─── STORED DATA ───

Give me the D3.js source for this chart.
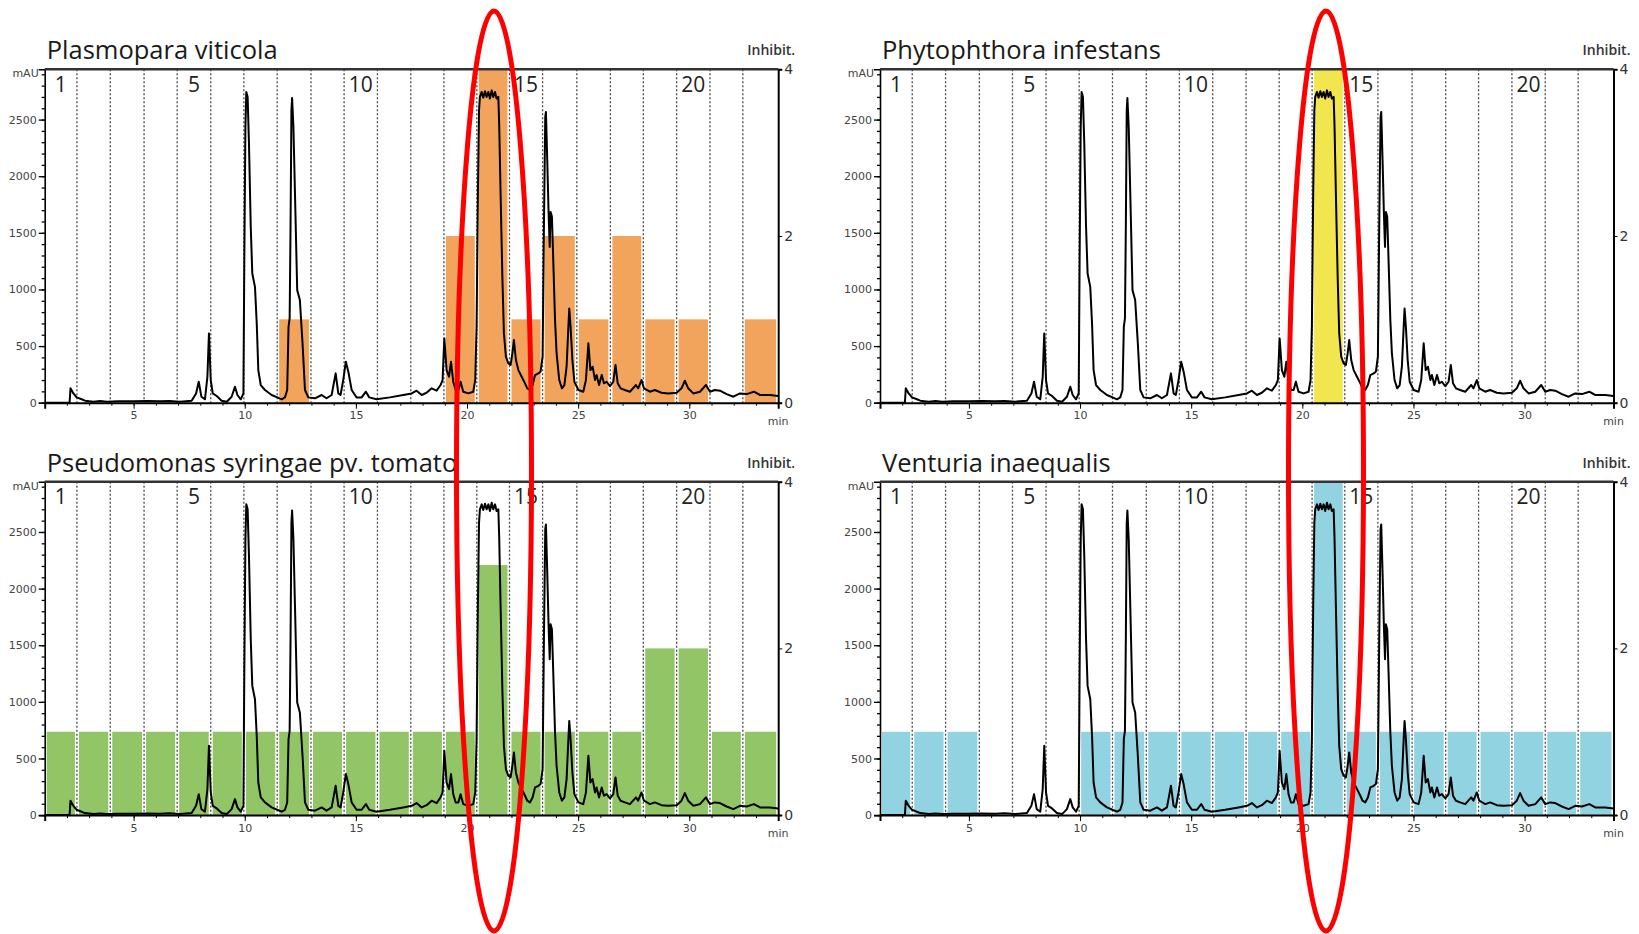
<!DOCTYPE html>
<html>
<head>
<meta charset="utf-8">
<script src="https://cdn.jsdelivr.net/npm/d3@7"></script>
<style>
  body { margin: 0; background: #fff; }
  .title { font-family: "Open Sans", sans-serif; font-size: 25.5px; fill: #1a1a1a; }
  .inhibLabel { font-family: "Open Sans", sans-serif; font-size: 14px; font-weight: 600; fill: #333; }
  .fracLabel { font-family: "Open Sans", sans-serif; font-size: 21px; fill: #222; }
  .axisText { font-family: "DejaVu Sans", sans-serif; font-size: 11px; fill: #444; }
  .rightText { font-family: "DejaVu Sans", sans-serif; font-size: 14px; fill: #333; }
</style>
</head>
<body>
<div id="chart"></div>
<script>
// chromatogram (same extract in all four assays), time in min / absorbance in mAU
var traceTime = [1.0, 2.12, 2.16, 2.29, 2.44, 2.66, 2.81, 3.19, 3.5, 3.79, 4.3, 4.99, 5.59, 6.19, 6.6, 7.09, 7.61, 7.81, 7.93, 8.05,
  8.21, 8.32, 8.39, 8.47, 8.56, 8.74, 8.96, 9.19, 9.41, 9.56, 9.67, 9.82, 9.94, 9.98, 10.03, 10.07, 10.13, 10.19, 10.27, 10.34,
  10.46, 10.54, 10.61, 10.72, 10.91, 11.21, 11.46, 11.66, 11.81, 11.91, 11.97, 12.02, 12.06, 12.1, 12.13, 12.19, 12.26, 12.36, 12.48, 12.6,
  12.71, 12.86, 13.16, 13.46, 13.68, 13.91, 14.09, 14.21, 14.31, 14.43, 14.55, 14.66, 14.81, 15.03, 15.26, 15.45, 15.6, 15.93, 16.53, 17.13,
  17.51, 17.73, 17.96, 18.18, 18.41, 18.63, 18.81, 18.9, 18.98, 19.08, 19.19, 19.28, 19.38, 19.49, 19.61, 19.71, 19.83, 20.06, 20.28, 20.37,
  20.43, 20.49, 20.54, 20.58, 20.66, 20.73, 20.81, 20.88, 20.96, 21.03, 21.11, 21.18, 21.26, 21.33, 21.41, 21.45, 21.51, 21.59, 21.66, 21.75,
  21.86, 21.96, 22.04, 22.11, 22.2, 22.31, 22.46, 22.61, 22.71, 22.83, 22.95, 23.06, 23.21, 23.31, 23.4, 23.46, 23.52, 23.55, 23.61, 23.67,
  23.72, 23.76, 23.82, 23.88, 23.96, 24.03, 24.15, 24.27, 24.38, 24.48, 24.56, 24.6, 24.66, 24.74, 24.83, 25.01, 25.23, 25.35, 25.46, 25.55,
  25.65, 25.76, 25.83, 25.94, 26.06, 26.16, 26.28, 26.43, 26.58, 26.68, 26.78, 26.91, 27.1, 27.33, 27.6, 27.7, 27.85, 27.96, 28.23, 28.45,
  28.75, 29.05, 29.43, 29.65, 29.8, 29.95, 30.18, 30.48, 30.75, 30.93, 31.15, 31.38, 31.68, 31.98, 32.28, 32.58, 32.91, 33.18, 33.63, 34.0];
var traceMAU = [0, 0, 127, 82, 47, 30, 18, 9, 14, 9, 12, 12, 15, 12, 16, 9, 18, 82, 185, 53,
  30, 229, 612, 200, 82, 59, 18, 9, 53, 141, 68, 30, 82, 1259, 2435, 2744, 2700, 2288, 1553, 1141,
  1023, 700, 288, 156, 112, 68, 47, 30, 47, 112, 670, 744, 1553, 2582, 2690, 2435, 1847, 994, 906, 524,
  112, 47, 39, 68, 39, 68, 259, 82, 68, 200, 362, 274, 112, 47, 47, 97, 47, 30, 47, 68,
  82, 106, 68, 88, 127, 106, 156, 200, 568, 288, 229, 362, 185, 112, 112, 185, 97, 82, 97, 200,
  670, 1847, 2582, 2700, 2744, 2694, 2750, 2700, 2744, 2685, 2758, 2700, 2744, 2685, 2700, 2435, 1847, 1112, 612, 406,
  347, 333, 435, 553, 377, 288, 229, 171, 127, 112, 156, 244, 259, 274, 406, 1553, 2523, 2567, 2141, 1670,
  1376, 1685, 1641, 1259, 729, 435, 200, 127, 156, 318, 670, 832, 670, 377, 185, 112, 97, 200, 524, 288,
  318, 200, 244, 156, 244, 171, 185, 147, 185, 333, 171, 127, 112, 97, 156, 127, 200, 127, 97, 112,
  88, 82, 88, 127, 194, 127, 82, 97, 156, 97, 112, 106, 76, 53, 82, 76, 97, 68, 68, 59];

// fraction borders (min), fractions 1..22
var fractionBounds = [1.0, 2.45, 3.95, 5.47, 6.96, 8.47, 9.96, 11.46, 12.98, 14.47, 15.97, 17.47, 18.96, 20.44, 21.91, 23.4,
  24.94, 26.45, 27.93, 29.43, 30.93, 32.41, 34.0];
var fractionNames = [1, 5, 10, 15, 20];

// inhibition score per fraction (0-4)
var titles = ["Plasmopara viticola", "Phytophthora infestans", "Pseudomonas syringae pv. tomato", "Venturia inaequalis"];
var inhibPlasmopara   = [0,0,0,0,0,0,0,1,0,0,0,0,2,4,1,2,1,2,1,1,0,1];
var inhibPhytophthora = [0,0,0,0,0,0,0,0,0,0,0,0,0,4,0,0,0,0,0,0,0,0];
var inhibPseudomonas  = [1,1,1,1,1,1,1,1,1,1,1,1,1,3,1,1,1,1,2,2,1,1];
var inhibVenturia     = [1,1,1,0,0,0,1,1,1,1,1,1,1,4,1,1,1,1,1,1,1,1];
var barColors = ["#f2a45c", "#f2e64e", "#92c565", "#92d3e1"];

var mauTicks = [0, 500, 1000, 1500, 2000, 2500];
var minTicks = [5, 10, 15, 20, 25, 30];
var inhibTicks = [0, 2, 4];

var svgWidth = 1639;
var svgHeight = 934;

// plot size & panel origins
var width = 733.5;
var height = 333.4;
var panelX = [44.7, 880, 44.7, 880];
var panelY = [69.3, 69.3, 481.7, 481.7];

var svg = d3.select("#chart")
  .append("svg")
  .attr("width", svgWidth)
  .attr("height", svgHeight);

var xScale = d3.scaleLinear().domain([1, 34]).range([0, width]);
var yScale = d3.scaleLinear().domain([0, 2944]).range([height, 0]);
var yRight = d3.scaleLinear().domain([0, 4]).range([height, 0]);

var trace = traceTime.map(function(t, i) { return [t, traceMAU[i]]; });
var lineGen = d3.line()
  .x(d => xScale(d[0]))
  .y(d => yScale(d[1]));

var allInhib = [inhibPlasmopara, inhibPhytophthora, inhibPseudomonas, inhibVenturia];

titles.forEach(function(title, p) {
  var g = svg.append("g")
    .attr("transform", `translate(${panelX[p]}, ${panelY[p]})`);

  // bars: inhibition per fraction
  var fracs = allInhib[p].map(function(v, i) {
    return { v: v, x0: fractionBounds[i], x1: fractionBounds[i + 1] };
  });
  g.selectAll(".bar")
    .data(fracs.filter(d => d.v > 0))
    .enter()
    .append("rect")
    .attr("x", d => xScale(d.x0) + 2)
    .attr("width", d => xScale(d.x1) - xScale(d.x0) - 4)
    .attr("y", d => yRight(d.v))
    .attr("height", d => height - yRight(d.v))
    .attr("fill", barColors[p]);

  // dotted fraction borders
  g.selectAll(".fracLine")
    .data(fractionBounds.slice(1, -1))
    .enter()
    .append("line")
    .attr("x1", d => xScale(d))
    .attr("x2", d => xScale(d))
    .attr("y1", 0)
    .attr("y2", height)
    .attr("stroke", "#4a4a4a")
    .attr("stroke-width", 1.3)
    .attr("stroke-dasharray", "2,2");

  // fraction numbers
  g.selectAll(".fracLabel")
    .data(fractionNames)
    .enter()
    .append("text")
    .attr("class", "fracLabel")
    .attr("text-anchor", "middle")
    .attr("x", d => (xScale(fractionBounds[d - 1]) + xScale(fractionBounds[d])) / 2)
    .attr("y", 22.5)
    .text(d => d);

  // chromatogram
  g.append("path")
    .datum(trace)
    .attr("fill", "none")
    .attr("stroke", "#000")
    .attr("stroke-width", 2)
    .attr("stroke-linejoin", "round")
    .attr("d", lineGen);

  // left axis: major + minor ticks
  var leftMinor = g.append("g")
    .call(d3.axisLeft(yScale).tickValues(d3.range(0, 2901, 100)).tickSize(3).tickFormat(""));
  leftMinor.select(".domain").remove();
  var leftAxis = g.append("g")
    .call(d3.axisLeft(yScale).tickValues(mauTicks).tickSize(6).tickPadding(2).tickFormat(d3.format("d")));
  leftAxis.selectAll("text").attr("class", "axisText").attr("font-size", null).attr("font-family", null);
  leftAxis.select(".domain").attr("stroke-width", 1.6);
  g.selectAll(".tick line").attr("stroke-width", 1.3);
  g.append("text")
    .attr("class", "axisText")
    .attr("text-anchor", "end")
    .attr("x", -6)
    .attr("y", 8)
    .text("mAU");

  // bottom axis
  var botMinor = g.append("g")
    .attr("transform", `translate(0, ${height})`)
    .call(d3.axisBottom(xScale).tickValues(d3.range(2, 34, 1)).tickSize(3).tickFormat(""));
  botMinor.select(".domain").remove();
  var bottomAxis = g.append("g")
    .attr("transform", `translate(0, ${height})`)
    .call(d3.axisBottom(xScale).tickValues(minTicks).tickSize(6).tickPadding(3).tickFormat(d3.format("d")));
  bottomAxis.selectAll("text").attr("class", "axisText").attr("font-size", null).attr("font-family", null);
  bottomAxis.select(".domain").attr("stroke-width", 2);
  g.append("text")
    .attr("class", "axisText")
    .attr("text-anchor", "middle")
    .attr("x", width)
    .attr("y", height + 22)
    .text("min");

  // right axis (inhibition)
  var rightAxis = g.append("g")
    .attr("transform", `translate(${width}, 0)`)
    .call(d3.axisRight(yRight).tickValues(inhibTicks).tickSize(4).tickPadding(2).tickFormat(d3.format("d")));
  rightAxis.selectAll("text").attr("class", "rightText").attr("font-size", null).attr("font-family", null);
  rightAxis.select(".domain").attr("stroke-width", 2);

  // top frame
  g.append("line")
    .attr("x1", 0).attr("x2", width)
    .attr("y1", 0).attr("y2", 0)
    .attr("stroke", "#333")
    .attr("stroke-width", 2.6);

  // labels
  g.append("text")
    .attr("class", "title")
    .attr("x", 2)
    .attr("y", -10)
    .text(title);
  g.append("text")
    .attr("class", "inhibLabel")
    .attr("text-anchor", "end")
    .attr("x", width + 17)
    .attr("y", -14)
    .text("Inhibit.");
});

// red highlight around fraction 14
var ellipseCx = [494, 1326];
svg.selectAll(".mark")
  .data(ellipseCx)
  .enter()
  .append("ellipse")
  .attr("cx", d => d)
  .attr("cy", 471)
  .attr("rx", 37.5)
  .attr("ry", 460)
  .attr("fill", "none")
  .attr("stroke", "#ff0000")
  .attr("stroke-width", 5);
</script>
</body>
</html>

───

GIVEN PROBLEM
Pick out the lines that have the word "chart". Copy them all.

SOLUTION TO THIS TASK
Give me the D3.js source for this chart.
<div id="chart"></div>
var svg = d3.select("#chart")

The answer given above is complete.